The Metropolitan Museum of Art houses its director, Thomas P. Campbell, in a $4 million co-op that it owns across Fifth Avenue from the museum.
The director of the Museum of Modern Art, Glenn D. Lowry, may have the best deal of all. In addition to the $2 million in salary and benefits he earned last year, he lives in a $6 million condo in the tower atop the museum.
But it’s not just the nice — and free — accommodation: None of these museum heads pay income tax on the value of this housing, which combined would rent for about $400,000 a year.
To anyone who has ever worried over taking a home-office deduction, such executive perks may seem like an aggressive reading of the tax code. But the museums say their leaders are entitled to the same tax break given to university presidents and others whose housing, by law, is not treated as income because their employers require them to live on a “business premises.” Also among that group: motel managers.

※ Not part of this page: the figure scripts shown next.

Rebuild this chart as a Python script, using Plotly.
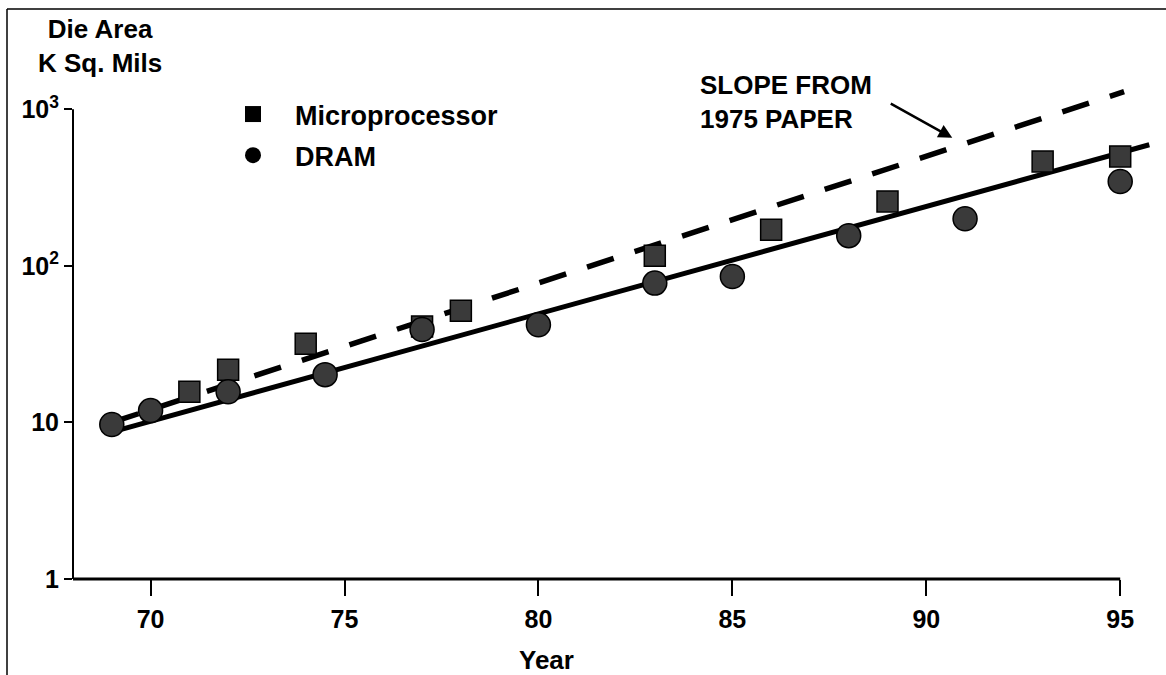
import plotly.graph_objects as go

# ---------------- data ----------------
micro_years = [71, 72, 74, 77, 78, 83, 86, 89, 93, 95]
micro_area = [15.7, 21.7, 31.8, 41, 51.7, 116, 170, 258, 464, 500]

dram_years = [69, 70, 72, 74.5, 77, 80, 83, 85, 88, 91, 95]
dram_area = [9.7, 11.9, 15.7, 20.2, 39.2, 42.1, 77.6, 85.6, 156, 200, 346]

fit_years = [69.2, 95.75]
fit_area = [8.97, 594]

paper_years = [69.0, 95.1]
paper_area = [10.0, 1297]

x_ticks = [70, 75, 80, 85, 90, 95]
y_ticks = [1, 10, 100, 1000]
y_ticktext = ["1", "10", "10<sup>2</sup>", "10<sup>3</sup>"]

X_MIN, X_MAX, X_AXIS_END = 68, 96, 95
Y_LOG_MIN, Y_LOG_MAX, Y_LOG_AXIS_END = 0, 3.2, 3

FONT = "Liberation Sans, Arial, Helvetica, sans-serif"
W, H = 1166, 675
L, R, T, B = 73, 7, 78, 96
PW, PH = W - L - R, H - T - B


def px(x):
    return (x - L) / PW


def py(y):
    return (H - B - y) / PH


fig = go.Figure()

fig.add_trace(go.Scatter(x=paper_years, y=paper_area, mode="lines",
                         line=dict(color="black", width=5.5, dash="28px,22px"),
                         showlegend=False, hoverinfo="skip"))
fig.add_trace(go.Scatter(x=fit_years, y=fit_area, mode="lines",
                         line=dict(color="black", width=5),
                         showlegend=False, hoverinfo="skip"))
fig.add_trace(go.Scatter(x=micro_years, y=micro_area, mode="markers",
                         marker=dict(symbol="square", size=21, color="#3a3a3a",
                                     line=dict(color="black", width=1.5)),
                         cliponaxis=False, showlegend=False, name="Microprocessor"))
fig.add_trace(go.Scatter(x=dram_years, y=dram_area, mode="markers",
                         marker=dict(symbol="circle", size=24, color="#3a3a3a",
                                     line=dict(color="black", width=1.5)),
                         cliponaxis=False, showlegend=False, name="DRAM"))

# legend entries (solid black keys)
fig.add_trace(go.Scatter(x=[None], y=[None], mode="markers", name="Microprocessor",
                         marker=dict(symbol="square", size=22, color="black"),
                         legendgroup="a"))
fig.add_trace(go.Scatter(x=[None], y=[None], mode="markers", name="DRAM",
                         marker=dict(symbol="circle", size=24, color="black"),
                         legendgroup="b"))

fig.update_layout(
    width=W, height=H,
    margin=dict(l=L, r=R, t=T, b=B),
    paper_bgcolor="white", plot_bgcolor="white",
    font=dict(family=FONT, size=25, color="black", weight="bold"),
    showlegend=True,
    legend=dict(x=px(211), y=py(90), xanchor="left", yanchor="top",
                bgcolor="rgba(0,0,0,0)", traceorder="grouped", tracegroupgap=3,
                font=dict(family=FONT, size=27, color="black", weight="bold"),
                itemsizing="trace", itemwidth=74),
    xaxis=dict(range=[X_MIN, X_MAX], tickvals=x_ticks, ticks="outside", ticklen=16,
               tickwidth=2, tickcolor="black", showline=False, showgrid=False,
               zeroline=False, ticklabelstandoff=2,
               tickfont=dict(family=FONT, size=25, color="black", weight="bold")),
    yaxis=dict(type="log", range=[Y_LOG_MIN, Y_LOG_MAX], tickvals=y_ticks,
               ticktext=y_ticktext, ticks="outside", ticklen=8, tickwidth=2,
               tickcolor="black", showline=False, showgrid=False, zeroline=False,
               tickfont=dict(family=FONT, size=25, color="black", weight="bold")),
)

# axis lines (stop at 95 and at 10^3 like the original)
fig.add_shape(type="line", xref="paper", yref="paper",
              x0=0, x1=(X_AXIS_END - X_MIN) / (X_MAX - X_MIN), y0=0, y1=0,
              line=dict(color="black", width=3))
fig.add_shape(type="line", xref="paper", yref="paper",
              x0=0, x1=0, y0=0,
              y1=(Y_LOG_AXIS_END - Y_LOG_MIN) / (Y_LOG_MAX - Y_LOG_MIN),
              line=dict(color="black", width=2))

fig.add_annotation(xref="paper", yref="paper", x=px(100), y=py(12),
                   xanchor="center", yanchor="top", showarrow=False,
                   text="Die Area<br>K Sq. Mils", align="center",
                   font=dict(family=FONT, size=26, color="black", weight="bold"))

fig.add_annotation(xref="paper", yref="paper", x=px(546), y=py(660),
                   xanchor="center", yanchor="middle", showarrow=False,
                   text="Year",
                   font=dict(family=FONT, size=26, color="black", weight="bold"))

fig.add_annotation(xref="paper", yref="paper", x=px(698), y=py(68),
                   xanchor="left", yanchor="top", showarrow=False,
                   text="SLOPE FROM<br>1975 PAPER", align="left",
                   font=dict(family=FONT, size=26, color="black", weight="bold"))

# arrow pointing at the dashed line
fig.add_annotation(xref="x", yref="y", x=90.67, y=2.818, text="",
                   showarrow=True, ax=-63, ay=-35, arrowhead=2, arrowsize=1.1,
                   arrowwidth=2.5, arrowcolor="black", standoff=0)

# frame lines (top and left edges of the scanned figure)
fig.add_shape(type="line", xref="paper", yref="paper",
              x0=px(7), x1=px(1166), y0=py(9), y1=py(9),
              line=dict(color="black", width=1.5))
fig.add_shape(type="line", xref="paper", yref="paper",
              x0=px(7), x1=px(7), y0=py(9), y1=py(675),
              line=dict(color="black", width=1.5))

fig.write_html("out.html")
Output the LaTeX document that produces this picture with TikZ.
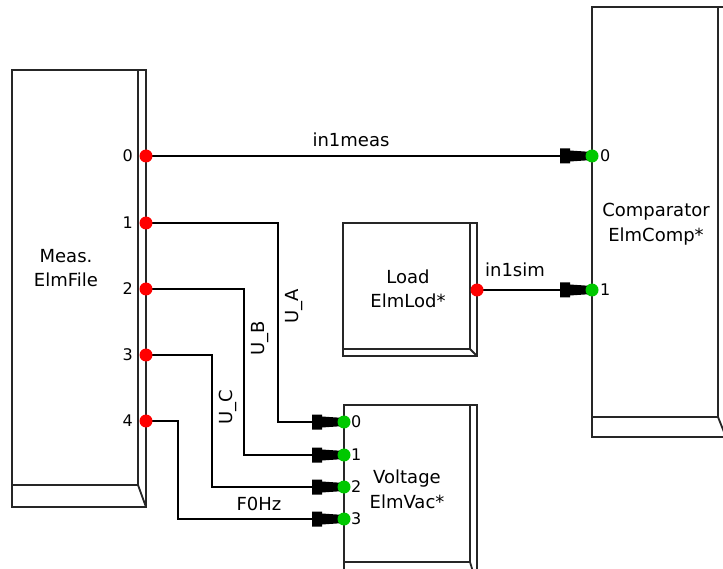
\documentclass[tikz,border=0pt]{standalone}
\usepackage{fontspec}
\setmainfont{DejaVu Sans}
\definecolor{portred}{RGB}{255,0,0}
\definecolor{portgreen}{RGB}{0,200,0}
\begin{document}
\begin{tikzpicture}[x=1pt,y=-1pt,
  frame/.style={draw=black!85, line width=1.8pt, inner sep=0pt, outer sep=0pt, anchor=north west},
  edge/.style={draw=black!85, line width=1.8pt},
  wire/.style={draw=black, line width=1.5pt},
  lbl/.style={font=\fontsize{18}{20}\selectfont, inner sep=0pt, anchor=base},
  rlbl/.style={font=\fontsize{18}{20}\selectfont, inner sep=0pt, rotate=90},
  pnum/.style={font=\fontsize{16}{18}\selectfont, inner sep=0pt},
  outdot/.style={circle, fill=portred, minimum size=13pt, inner sep=0pt},
  indot/.style={circle, fill=portgreen, minimum size=13pt, inner sep=0pt},
  plug/.pic={\fill[black] (-32,-7.5) -- (-22,-7.5) -- (-22,-5.5) -- (0,-4) -- (0,4) -- (-22,5.5) -- (-22,7.5) -- (-32,7.5) -- cycle;}]
\useasboundingbox (0,0) rectangle (723,569);
\clip (0,0) rectangle (723,569);

% port coordinates
\coordinate (m0) at (146,156);
\coordinate (m1) at (146,223);
\coordinate (m2) at (146,289);
\coordinate (m3) at (146,355);
\coordinate (m4) at (146,421);
\coordinate (c0) at (592,156);
\coordinate (c1) at (592,290);
\coordinate (l0) at (477,290);
\coordinate (v0) at (344,422);
\coordinate (v1) at (344,455);
\coordinate (v2) at (344,487);
\coordinate (v3) at (344,519);

% connectors
\draw[wire] (m0) -- (c0);
\draw[wire] (l0) -- (c1);
\draw[wire] (m1) -- ++(132,0) |- (v0);
\draw[wire] (m2) -- ++(98,0) |- (v1);
\draw[wire] (m3) -- ++(66,0) |- (v2);
\draw[wire] (m4) -- ++(32,0) |- (v3);

% boxes
\node[frame, minimum width=134pt, minimum height=437pt] (meas) at (12,70) {};
\draw[edge] (138,70) -- (138,485) -- (12,485);
\draw[edge] (138,485) -- (146,507);

\node[frame, minimum width=134pt, minimum height=133pt] (load) at (343,223) {};
\draw[edge] (470,223) -- (470,349) -- (343,349);
\draw[edge] (470,349) -- (477,356);

\node[frame, minimum width=133pt, minimum height=180pt] (volt) at (344,405) {};
\draw[edge] (470,405) -- (470,562) -- (344,562);
\draw[edge] (470,562) -- (477,585);

\node[frame, minimum width=134pt, minimum height=430pt] (comp) at (592,7) {};
\draw[edge] (718,7) -- (718,417) -- (592,417);
\draw[edge] (718,417) -- (726,437);

% box texts
\node[lbl] (tm1) at (66,263) {Meas.};
\node[lbl] (tm2) at (66,287) {ElmFile};
\node[lbl] (tc1) at (656,217) {Comparator};
\node[lbl] (tc2) at (656,242) {ElmComp*};
\node[lbl] (tl1) at (408,284) {Load};
\node[lbl] (tl2) at (408,308) {ElmLod*};
\node[lbl] (tv1) at (407,483) {Voltage};
\node[lbl] (tv2) at (407,508) {ElmVac*};

% connector labels
\node[lbl] (lin1meas) at (351,147) {in1meas};
\node[lbl] (lin1sim) at (515,277) {in1sim};
\node[lbl] (lf0hz) at (259,510) {F0Hz};
\node[rlbl] (lua) at (294,306) {U\_A};
\node[rlbl] (lub) at (260,338) {U\_B};
\node[rlbl] (luc) at (227.5,407) {U\_C};

% port numbers
\node[pnum, anchor=east] (pm0) at (133,156) {0};
\node[pnum, anchor=east] (pm1) at (133,223) {1};
\node[pnum, anchor=east] (pm2) at (133,289) {2};
\node[pnum, anchor=east] (pm3) at (133,355) {3};
\node[pnum, anchor=east] (pm4) at (133,421) {4};
\node[pnum, anchor=west] (pc0) at (600,156) {0};
\node[pnum, anchor=west] (pc1) at (600,290) {1};
\node[pnum, anchor=west] (pv0) at (351,422) {0};
\node[pnum, anchor=west] (pv1) at (351,455) {1};
\node[pnum, anchor=west] (pv2) at (351,487) {2};
\node[pnum, anchor=west] (pv3) at (351,519) {3};

% plugs
\pic at (c0) {plug};
\pic at (c1) {plug};
\pic at (v0) {plug};
\pic at (v1) {plug};
\pic at (v2) {plug};
\pic at (v3) {plug};

% port dots
\node[outdot] (dm0) at (m0) {};
\node[outdot] (dm1) at (m1) {};
\node[outdot] (dm2) at (m2) {};
\node[outdot] (dm3) at (m3) {};
\node[outdot] (dm4) at (m4) {};
\node[outdot] (dl0) at (l0) {};
\node[indot] (dc0) at (c0) {};
\node[indot] (dc1) at (c1) {};
\node[indot] (dv0) at (v0) {};
\node[indot] (dv1) at (v1) {};
\node[indot] (dv2) at (v2) {};
\node[indot] (dv3) at (v3) {};
\end{tikzpicture}
\end{document}
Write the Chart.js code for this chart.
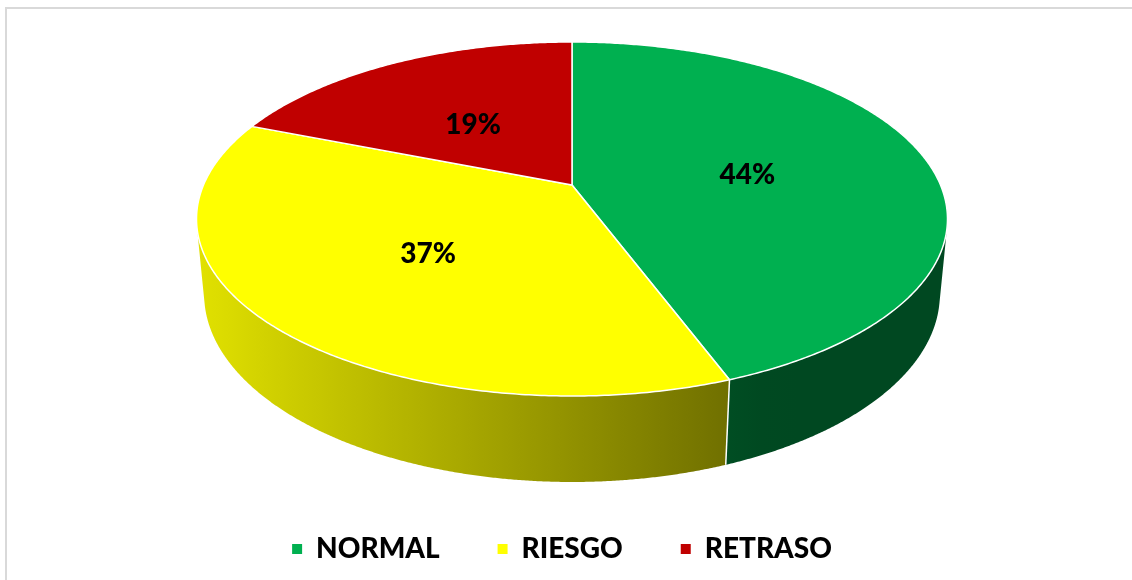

The institutions say the exclusion — income that the tax code says does not have to be reported — holds even if the housing is off-site because the homes function as business premises used for meetings and schmoozing with donors. …
Many tax experts, though, regard such exclusions as risky calls, which is why, they say, they are seldom taken in the corporate world.
“It’s difficult to successfully argue one of these because they seem to stretch the purpose of the ‘business premises’ exclusion in the tax code,” said Daniel S. Goldberg, a law professor at the University of Maryland who specializes in taxation.
And other cultural institutions interpret the law differently. The J. Paul Getty Museum, Carnegie Hall, the Wildlife Conservation Society and the Morgan Library & Museum all treat housing for their chief executives as taxable income though they too say those premises are used for business and entertaining. …
United States Tax Court rulings have gone both ways, sometimes exempting housing from income for executives who live off-site, and sometimes not. Each of the museums said its arrangement had been approved by its lawyers. The IRS does not comment on specific cases but its guidelines say that for housing to qualify as nontaxable it must be provided for a “substantial business reason other than to provide the employee with additional pay.” …
Several tax experts debated whether the [American Museum of Natural History] qualified for the exclusion. Deborah H. Schenk, a NYU law professor who specializes in tax law, said it appeared legitimate. “Someone might question whether it is good management of their affairs to sell an apartment at a loss and buy another,” she said, “but there’s no tax issue.”